Germany And France: Build A Barrier At The Alps

As I said on Larry Kudlow’s CNBC program Nov. 21, France and Germany need a new Maginot line somewhere around Nice.

Germany’s otherwise sober and intelligent Angela Merkel is inflight forward, as I warned in a Nov. 11 Macrostrategyreport (still available to the public, but soon to be restricted to paying customers). Germany is simply not big enough to bail out the backward economies of southern Europe, as yesterday’sundersubscribed Bund action should make clear. The right solution is to throw the laggards under the bus, and draw the line at the Alps, ring-fencing France and Belgium.

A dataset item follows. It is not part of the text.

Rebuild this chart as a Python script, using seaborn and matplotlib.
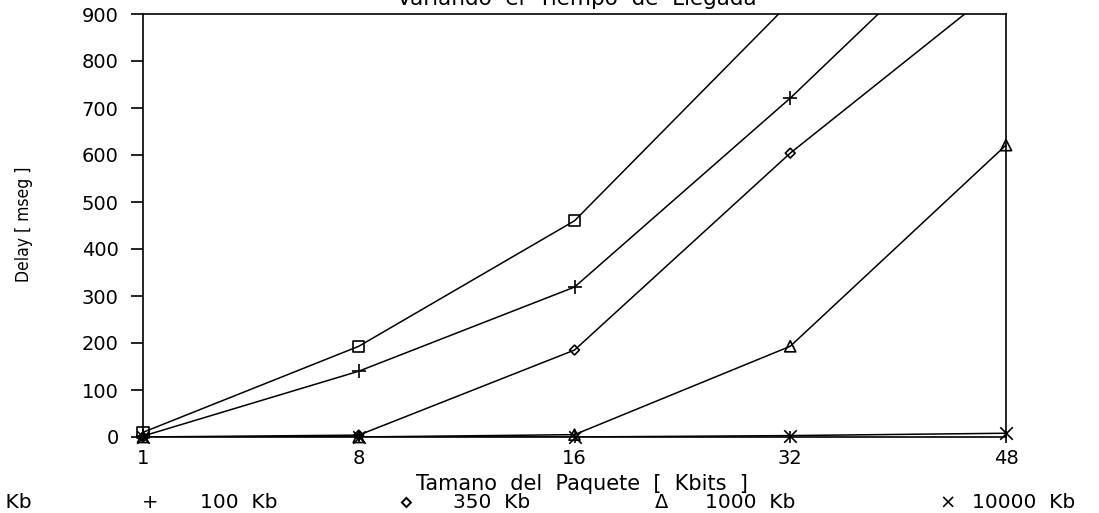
import matplotlib
matplotlib.use("Agg")
import matplotlib.pyplot as plt
import seaborn as sns
import pandas as pd

# ---- data ----
packet_sizes = ["1", "8", "16", "32", "48"]
series_names = ["20 Kb", "100 Kb", "350 Kb", "1000 Kb", "10000 Kb"]
delay_20 = [10, 193, 460, 925, 1400]
delay_100 = [2, 140, 319, 721, 1160]
delay_350 = [0, 4, 185, 604, 970]
delay_1000 = [0, 0, 5, 193, 621]
delay_10000 = [0, 0, 0, 3, 8]
y_ticks = [0, 100, 200, 300, 400, 500, 600, 700, 800, 900]

all_series = [delay_20, delay_100, delay_350, delay_1000, delay_10000]
markers = ["s", "+", "D", "^", "x"]
msizes = [8, 10, 5, 8, 9]

rows = []
for name, vals in zip(series_names, all_series):
    for i, (lab, v) in enumerate(zip(packet_sizes, vals)):
        rows.append({"series": name, "pos": i, "size": lab, "delay": v})
df = pd.DataFrame(rows)

sns.set_theme(style="ticks")
plt.rcParams["font.family"] = ["DejaVu Sans"]

W, H = 1099, 513
fig = plt.figure(figsize=(W / 100, H / 100), dpi=100)
ax = fig.add_axes([143 / W, 1 - 437 / H, (1006 - 143) / W, (437 - 14) / H])

for name, mk, ms in zip(series_names, markers, msizes):
    sub = df[df["series"] == name]
    sns.lineplot(data=sub, x="pos", y="delay", ax=ax, color="black",
                 linewidth=1.1, legend=False)
    vis = sub[sub["delay"] <= 900]
    filled = mk in ("+", "x")
    sns.scatterplot(data=vis, x="pos", y="delay", ax=ax, marker=mk, s=ms ** 2,
                    color="black" if filled else "none",
                    edgecolor="black", linewidth=1.2, clip_on=False,
                    legend=False, zorder=5)

ax.set_xlim(0, len(packet_sizes) - 1)
ax.set_ylim(0, 900)
ax.set_xticks(range(len(packet_sizes)))
ax.set_xticklabels(packet_sizes)
ax.set_yticks(y_ticks)
ax.set_yticklabels([str(t) for t in y_ticks])
ax.tick_params(axis="both", labelsize=14, colors="black", width=1.2)
ax.tick_params(axis="y", length=8.5, direction="out", pad=9)
ax.tick_params(axis="x", length=8, direction="inout", pad=5)
for sp in ax.spines.values():
    sp.set_color("black")
    sp.set_linewidth(1.2)
ax.set_xlabel("")
ax.set_ylabel("")

# y label
fig.text(24 / W, 1 - 224 / H, "Delay [ mseg ]", rotation=90,
         ha="center", va="center", fontsize=12.5, stretch="condensed",
         color="black")
# x label
fig.text(582 / W, 1 - 484 / H, "Tamano  del  Paquete  [  Kbits  ]",
         ha="center", va="center", fontsize=15, color="black")
# title (cut at the top edge)
fig.text(577 / W, 1 - 5 / H, "Variando  el  Tiempo  de  Llegada",
         ha="center", va="baseline", fontsize=15.5, color="black")

# legend row along the bottom (clipped at both sides)
leg_y = 1 - 503 / H
legend_syms = ["\u25a1", "+", "\u22c4", "\u0394", "\u00d7"]
sym_x = [-90, 150, 406, 662, 948]
lab_x = [-33, 200, 453, 705, 972]
for sym, sx, lab, lx in zip(legend_syms, sym_x, series_names, lab_x):
    fig.text(sx / W, leg_y, sym, ha="center", va="center",
             fontsize=17 if sym == "\u22c4" else 14, color="black")
    fig.text(lx / W, leg_y, lab.replace(" ", "  "), ha="left", va="center",
             fontsize=14.5, color="black")

fig.savefig("out.png", dpi=100, facecolor="white")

As I explained in the cited report, you simply can’t do very much for a country a third of whose economy is black market. Italy and Greece are comparable to Turkey: the state simply doesn’t see one in three transactions. The entire political culture down to the capillary level, down to the smallest Sicilian village, is thoroughly corrupt. And southern Europe is dying a slow demographic death as well. Long term, the budget problems of Spain, Italy, and Greece are insoluble, so you might as well put them through bankruptcy now.

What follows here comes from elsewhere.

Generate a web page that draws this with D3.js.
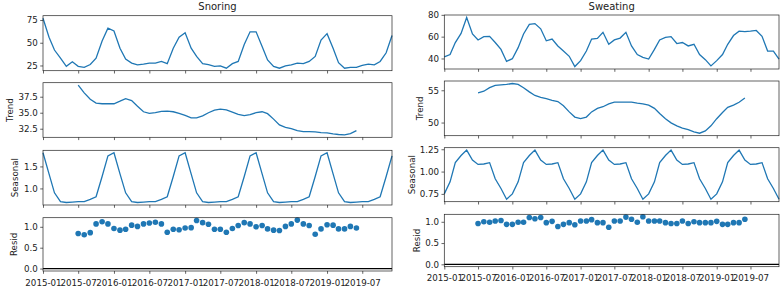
<!DOCTYPE html>
<html>
<head>
<meta charset="utf-8">
<script src="https://cdn.jsdelivr.net/npm/d3@7"></script>
<style>
  body { margin: 0; background: #fff; }
  svg { display: block; font-family: "DejaVu Sans", sans-serif; }
  .tick text { font-family: "DejaVu Sans", sans-serif; font-size: 8.7px; fill: #222; }
  .tick line { stroke: #222; stroke-width: 0.7; }
</style>
</head>
<body>
<div id="chart"></div>
<script>
/* two seasonal decompositions side by side (observed / trend / seasonal / resid) */

const width = 784,
    height = 291;

// monthly index, 2015-01 .. 2019-12
const months = d3.timeMonth.range(new Date(2015, 0, 1), new Date(2020, 0, 1));

const xTickLabels = ["2015-01", "2015-07", "2016-01", "2016-07", "2017-01",
    "2017-07", "2018-01", "2018-07", "2019-01", "2019-07"];

// --- snoring ---
const snoringObserved = [77, 56, 42, 33, 24, 29, 24, 23, 26, 33,
    52, 66, 63, 44, 32, 27.6, 25.7, 26.5, 27.6, 27.6,
    29.4, 27, 44, 56, 61, 44, 35, 27, 26, 24,
    24.6, 22, 27, 29.4, 48, 62, 62, 46, 31, 24,
    22, 24.6, 25.7, 27.6, 27, 29.4, 35, 53, 60, 44,
    28, 22, 23, 23, 25, 26.5, 25.7, 29.4, 39, 58];

const snoringTrend = [null, null, null, null, null, null,
    39.3, 38.1, 37.1, 36.5, 36.4, 36.4, 36.4, 36.8, 37.2, 36.9,
    36.0, 35.15, 34.9, 35.0, 35.2, 35.25, 35.15, 34.9, 34.6, 34.2,
    34.2, 34.5, 35.0, 35.4, 35.55, 35.45, 35.1, 34.75, 34.55, 34.7,
    35.0, 35.15, 34.85, 34.0, 33.1, 32.7, 32.5, 32.2, 32.05, 32.05,
    32.0, 31.9, 31.85, 31.7, 31.6, 31.55, 31.75, 32.2,
    null, null, null, null, null, null];

const snoringSeasonal = [
    1.81, 1.33, 0.90, 0.70, 0.68, 0.69, 0.70, 0.70, 0.75, 0.81, 1.27, 1.74,
    1.81, 1.33, 0.90, 0.70, 0.68, 0.69, 0.70, 0.70, 0.75, 0.81, 1.27, 1.74,
    1.81, 1.33, 0.90, 0.70, 0.68, 0.69, 0.70, 0.70, 0.75, 0.81, 1.27, 1.74,
    1.81, 1.33, 0.90, 0.70, 0.68, 0.69, 0.70, 0.70, 0.75, 0.81, 1.27, 1.74,
    1.81, 1.33, 0.90, 0.70, 0.68, 0.69, 0.70, 0.70, 0.75, 0.81, 1.27, 1.74];

const snoringResid = [null, null, null, null, null, null,
    0.84, 0.81, 0.86, 1.07, 1.12, 1.07, 0.96, 0.92, 0.94, 1.04,
    1.01, 1.07, 1.09, 1.11, 1.07, 0.87, 0.94, 0.93, 0.97, 0.98,
    1.15, 1.10, 1.06, 0.94, 0.94, 0.87, 0.96, 1.03, 1.10, 1.07,
    1.0, 1.03, 0.95, 0.92, 0.91, 1.01, 1.07, 1.16, 1.07, 1.03,
    0.82, 0.95, 1.05, 1.04, 0.95, 0.95, 1.01, 0.97,
    null, null, null, null, null, null];

// --- sweating ---
const sweatingObserved = [41.4, 43.6, 54.6, 63, 77.6, 62.5, 56.9, 60, 60.3, 54.6,
    48.3, 37.3, 39.8, 49.9, 62.5, 71.3, 72, 67.2, 56.2, 57.8,
    51.5, 46.8, 42, 32.6, 38, 46.8, 57.8, 58.4, 64, 53,
    57, 58.7, 64, 51.5, 43.6, 41.1, 39.5, 48.3, 57, 59.4,
    60, 53.7, 54.6, 51.5, 53, 43.6, 38.9, 33.2, 38, 43.6,
    53, 61, 65, 64.7, 65, 65.7, 60.3, 46.8, 46.8, 39.5];

const sweatingTrend = [null, null, null, null, null, null,
    54.6, 54.85, 55.4, 55.75, 55.85, 55.9, 56.05, 55.9, 55.4, 54.75,
    54.2, 53.9, 53.7, 53.45, 53.25, 52.6, 51.65, 50.85, 50.6, 50.85,
    51.65, 52.2, 52.45, 52.9, 53.15, 53.15, 53.15, 53.15, 53.0, 52.9,
    52.7, 52.2, 51.4, 50.6, 49.95, 49.5, 49.15, 48.9, 48.55, 48.35,
    48.7, 49.5, 50.6, 51.55, 52.35, 52.7, 53.15, 53.8,
    null, null, null, null, null, null];

const sweatingSeasonal = [
    0.75, 0.885, 1.10, 1.18, 1.24, 1.13, 1.08, 1.085, 1.10, 0.92, 0.81, 0.69,
    0.75, 0.885, 1.10, 1.18, 1.24, 1.13, 1.08, 1.085, 1.10, 0.92, 0.81, 0.69,
    0.75, 0.885, 1.10, 1.18, 1.24, 1.13, 1.08, 1.085, 1.10, 0.92, 0.81, 0.69,
    0.75, 0.885, 1.10, 1.18, 1.24, 1.13, 1.08, 1.085, 1.10, 0.92, 0.81, 0.69,
    0.75, 0.885, 1.10, 1.18, 1.24, 1.13, 1.08, 1.085, 1.10, 0.92, 0.81, 0.69];

const sweatingResid = [null, null, null, null, null, null,
    0.96, 1.0, 0.99, 1.02, 1.03, 0.94, 0.94, 0.99, 0.99, 1.1,
    1.07, 1.1, 0.98, 1.01, 0.89, 0.94, 0.98, 0.93, 1.02, 1.02,
    1.05, 0.98, 0.98, 0.87, 1.02, 1.02, 1.11, 1.06, 0.99, 1.12,
    1.02, 1.02, 1.02, 0.98, 0.96, 0.96, 1.02, 0.96, 1.0, 0.98,
    0.98, 0.98, 1.01, 0.94, 0.94, 0.98, 0.98, 1.06,
    null, null, null, null, null, null];

// y tick values for each panel
const snoringObsTicks = [25, 50, 75],
    snoringTrendTicks = [32.5, 35.0, 37.5],
    snoringSeasonalTicks = [1.0, 1.5],
    snoringResidTicks = [0.0, 0.5, 1.0];
const sweatingObsTicks = [40, 60, 80],
    sweatingTrendTicks = [50, 55],
    sweatingSeasonalTicks = [0.75, 1.00, 1.25],
    sweatingResidTicks = [0.0, 0.5, 1.0];

const blue = "#1f77b4";

// layout of both figures (they were pasted side by side, slightly different sizes)
const charts = [
  { title: "Snoring", x0: 43, x1: 392, titleY: 10, xLabelY: 286,
    panels: [
      { values: snoringObserved, ticks: snoringObsTicks, fmt: "d", top: 15.7, bottom: 70.7 },
      { values: snoringTrend, ticks: snoringTrendTicks, fmt: ".1f", top: 82.7, bottom: 137.3, label: "Trend", labelX: 12.6 },
      { values: snoringSeasonal, ticks: snoringSeasonalTicks, fmt: ".1f", top: 150.3, bottom: 205, label: "Seasonal", labelX: 18.2 },
      { values: snoringResid, ticks: snoringResidTicks, fmt: ".1f", top: 217.7, bottom: 271, label: "Resid", labelX: 17.3, resid: true }
    ] },
  { title: "Sweating", x0: 444.3, x1: 779, titleY: 9.5, xLabelY: 281,
    panels: [
      { values: sweatingObserved, ticks: sweatingObsTicks, fmt: "d", top: 15, bottom: 69 },
      { values: sweatingTrend, ticks: sweatingTrendTicks, fmt: "d", top: 81, bottom: 135.7, label: "Trend", labelX: 422.5 },
      { values: sweatingSeasonal, ticks: sweatingSeasonalTicks, fmt: ".2f", top: 147.7, bottom: 201.7, label: "Seasonal", labelX: 415 },
      { values: sweatingResid, ticks: sweatingResidTicks, fmt: ".1f", top: 214.3, bottom: 266.7, label: "Resid", labelX: 420, resid: true }
    ] }
];

const svg = d3.select("#chart")
    .append("svg")
    .attr("width", width)
    .attr("height", height)
    .attr("viewBox", [0, 0, width, height]);

const parseMonth = d3.timeParse("%Y-%m");
const xTicks = xTickLabels.map(parseMonth);

// matplotlib style 5% padding on the data range
function padded(ext) {
  const r = ext[1] - ext[0];
  return [ext[0] - 0.05 * r, ext[1] + 0.05 * r];
}

charts.forEach(chart => {
  const x = d3.scaleTime()
      .domain([months[0], months[months.length - 1]])
      .range([chart.x0, chart.x1]);

  svg.append("text")
      .attr("x", (chart.x0 + chart.x1) / 2)
      .attr("y", chart.titleY)
      .attr("text-anchor", "middle")
      .attr("font-size", "10px")
      .attr("fill", "#222")
      .text(chart.title);

  chart.panels.forEach((p, i) => {
    const pts = p.values.map((v, j) => ({ date: months[j], value: v }));
    let ext = d3.extent(p.values.filter(v => v != null));
    if (p.resid) ext = [Math.min(0, ext[0]), Math.max(0, ext[1])]; // zero line is part of the plot

    const y = d3.scaleLinear()
        .domain(padded(ext))
        .range([p.bottom, p.top]);

    const isLast = i === chart.panels.length - 1;

    // x axis ticks on every panel, labels only on the bottom one
    svg.append("g")
        .attr("transform", `translate(0,${p.bottom})`)
        .call(d3.axisBottom(x).tickValues(xTicks).tickSize(2.8).tickPadding(2.4)
            .tickFormat(isLast ? d3.timeFormat("%Y-%m") : () => ""))
        .call(g => g.attr("font-family", null).attr("font-size", null))
        .call(g => g.select(".domain").remove())
        .call(g => g.selectAll(".tick text").attr("y", null).attr("dy", null)
            .attr("transform", `translate(0,${chart.xLabelY - p.bottom})`));

    svg.append("g")
        .attr("transform", `translate(${chart.x0},0)`)
        .call(d3.axisLeft(y).tickValues(p.ticks).tickSize(2.8).tickPadding(2.4)
            .tickFormat(d3.format(p.fmt)))
        .call(g => g.attr("font-family", null).attr("font-size", null))
        .call(g => g.select(".domain").remove());

    if (p.label) {
      svg.append("text")
          .attr("transform", `translate(${p.labelX},${(p.top + p.bottom) / 2}) rotate(-90)`)
          .attr("text-anchor", "middle")
          .attr("font-size", "8.7px")
          .attr("fill", "#222")
          .text(p.label);
    }

    if (p.resid) {
      // black zero line behind the markers
      svg.append("line")
          .attr("x1", chart.x0).attr("x2", chart.x1)
          .attr("y1", y(0)).attr("y2", y(0))
          .attr("stroke", "#000")
          .attr("stroke-width", 1.2);

      svg.append("g")
        .selectAll("circle")
        .data(pts.filter(d => d.value != null))
        .join("circle")
          .attr("cx", d => x(d.date))
          .attr("cy", d => y(d.value))
          .attr("r", 2.8)
          .attr("fill", blue);
    } else {
      const line = d3.line()
          .defined(d => d.value != null)
          .x(d => x(d.date))
          .y(d => y(d.value));

      svg.append("path")
          .datum(pts)
          .attr("d", line)
          .attr("fill", "none")
          .attr("stroke", blue)
          .attr("stroke-width", 1.3);
    }

    // spines
    svg.append("rect")
        .attr("x", chart.x0)
        .attr("y", p.top)
        .attr("width", chart.x1 - chart.x0)
        .attr("height", p.bottom - p.top)
        .attr("fill", "none")
        .attr("stroke", "#222")
        .attr("stroke-width", 0.7);
  });
});
</script>
</body>
</html>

The political culture of those countries is corrupt from top to bottom. To get rid of the fleas, you have to kill the dog, that is, starve the state. The obvious way to do this is to auction off all important state assets as well as the notionally-private banking system to foreigners, so that the politicians will loose access to the fountains of corruption. To make this perfectly clear: what is required is not an austerity program, but a thorough-going revolution in economic and social life, a transformation of the way of doing things. The politicians will never agree to this, because any workable solution begins by destroying their livelihoods. And the population will not agree to it, at least not easily, because it implies a harsher, more uncertain, more Anglo-Saxon mode of living. You take a job where it’s offered, not in your home city; you get together for a family dinner once every few months when you can afford to travel, not every Sunday; you take two weeks’ vacation, not two months; and so forth.

Germany and France have about one-sixth of their economies underground (due to excessive taxes), and America and Canada, less than a tenth. It is simply a different mode of living. The euro makes sense as a common currency for the highly-integrated economies of France, Germany, the Benelux, Denmark, and…well, the list trails off. It was a dreadful error to believe that the dodgy economies of southern Europe could be integrated, unless, of course, it’s possible to break off the former Austrian provinces of northern Italy.

The Germans have an ideological obsession with Europe as a political concept, the result of the terrible history of the past century. They don’t like thinking of themselves as Germans. They would rather be Europeans. But political models are like automobile models: you can’t have one that you can’t afford. And the markets are warning Germany and France that the cost of bailing out the south is simply too high. For the time being I would own zero European exposure.